You wonder what Jamaica’s reggae forefathers have to say about the likes of Alkaline. With the MC’s famed ‘demon’ lenses and (allegedly) ‘whitened’ face, his iced auto-tune settings and snarled, triumphalist delivery – speaking of the very coldest states of advanced materialism – ‘Champion Boy’ feels about as far as dancehall has ever travelled from roots reggae’s Christian beginnings. Glamorous toy-town gangsters like Alkaline lined the walls of every club I visited, dripping in bling, walking the room like a train of reflective surfaces and sexual intent. On the other side of the club were their preening female counterparts, cold and imperious and dressed like sci-fi royalty. It’s owing to Jamaican revellers like these that some locals I spoke with predict a coming backlash against club culture and a resurgence in the popularity of street-level sound system parties, where posing and conspicuous consumption isn’t tolerated. In one of Montego Bay’s big local haunts, Margaritaville, I spoke to one teenager, Avion, who wasn’t so keen on the this new strain of dancehall: “I am a Christian. I like Toshe, Congos, Ken Boothe…but I can’t hear no heart to this music.

But while Jamaican dancehall is currently in peacetime, the actions of one unlikely provocateur perhaps threatens to de-stabilize the scene, in this incidence fuelling tensions between diehard Gaza disciples and Alkaline’s own Kingston crew, the Vendetta clan.

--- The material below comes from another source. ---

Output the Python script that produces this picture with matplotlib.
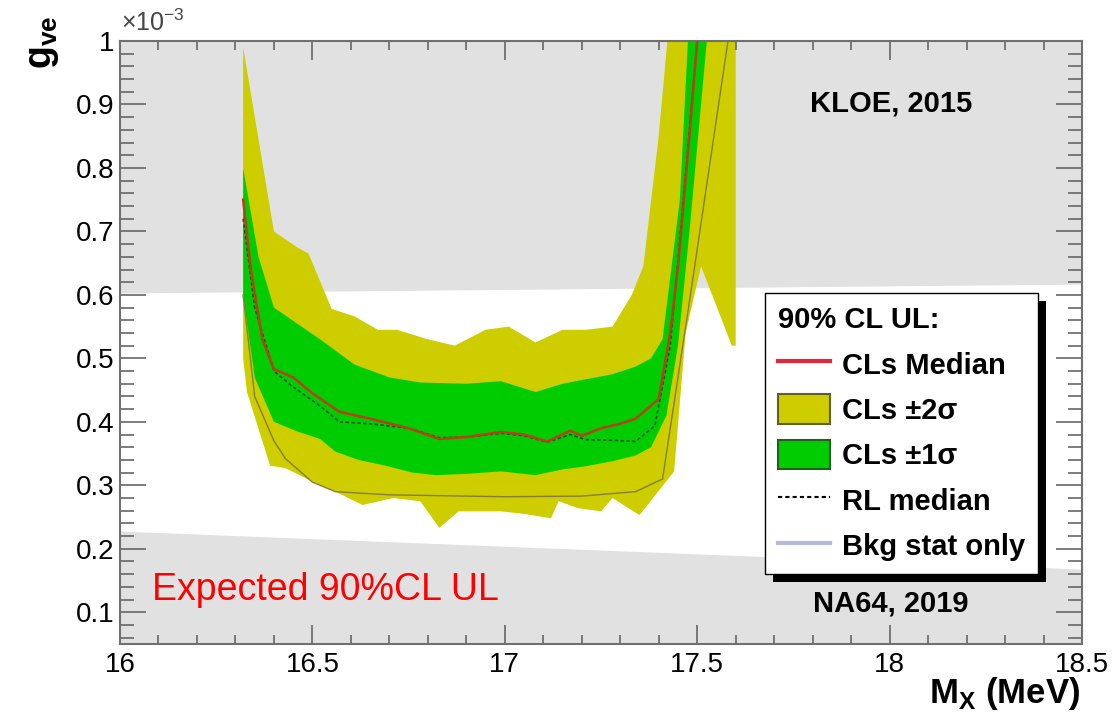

Back in 2010, returning Olympic hero Usain Bolt took to the DJ Booth during his victory party and declared that only ‘Gaza’ tunes were to be spun. “And anybody nuh like dat” Bolt added, according to The Village Voice “can jump inna gully”. In October of last year, during Kingston’s premier track showcase night ‘Uptown Mondays’, the Gold medallist again took to the stage, to diss Alkaline directly. “One likkle youth a try imitate the Gaza youth, mi nah call nuh name … three blind mice, three blind mice [a reference to Alkaline’s lenses]” Bolt hollered, “All when him incarcerate and a easy himself. When the boss come a road, hear mi a seh? I will be downtown for the Gaza Boss, hear mi seh,”

Bolt’s comments caused a furore in Kingston. In response, a month later Alkaline released ‘Champion Boy’, taking not-so-subtle aim at Bolt and by extension Vybz, who Alkaline and co. perhaps feel cannot sustain his dominance from behind prison walls for much longer:

“Champion mi a di Champion Boy

One bagga gold medal pan mi eno

Champion Boy yuh kno di damn thing guh

Pan a podium a sing di anthem tuh

Dem yah story yah cyaa guh pan ER

it affi guh pan profile”

According to Jamaica TakeOut, Alkaline has teamed up with ‘Gully’ kingpin Mavado to record a medley of their ‘Fire Starta’ tracks.

Sources close to the recently MC had this to say: Alkaline been working overtime in studios, recording several tracks per day and lowkey shooting multiple music videos. The plan is to outrank Worl Boss [Kartel] during the year 2016.”

Though seminal-feeling for its sheer anthem-ness, if you factor in as well the single’s success you can easily imagine ‘Champion Boy’ coming to represent a changing of the guard moment for Jamaican dancehall – the new wave declaring that the King is dead, long live the Champion Boy.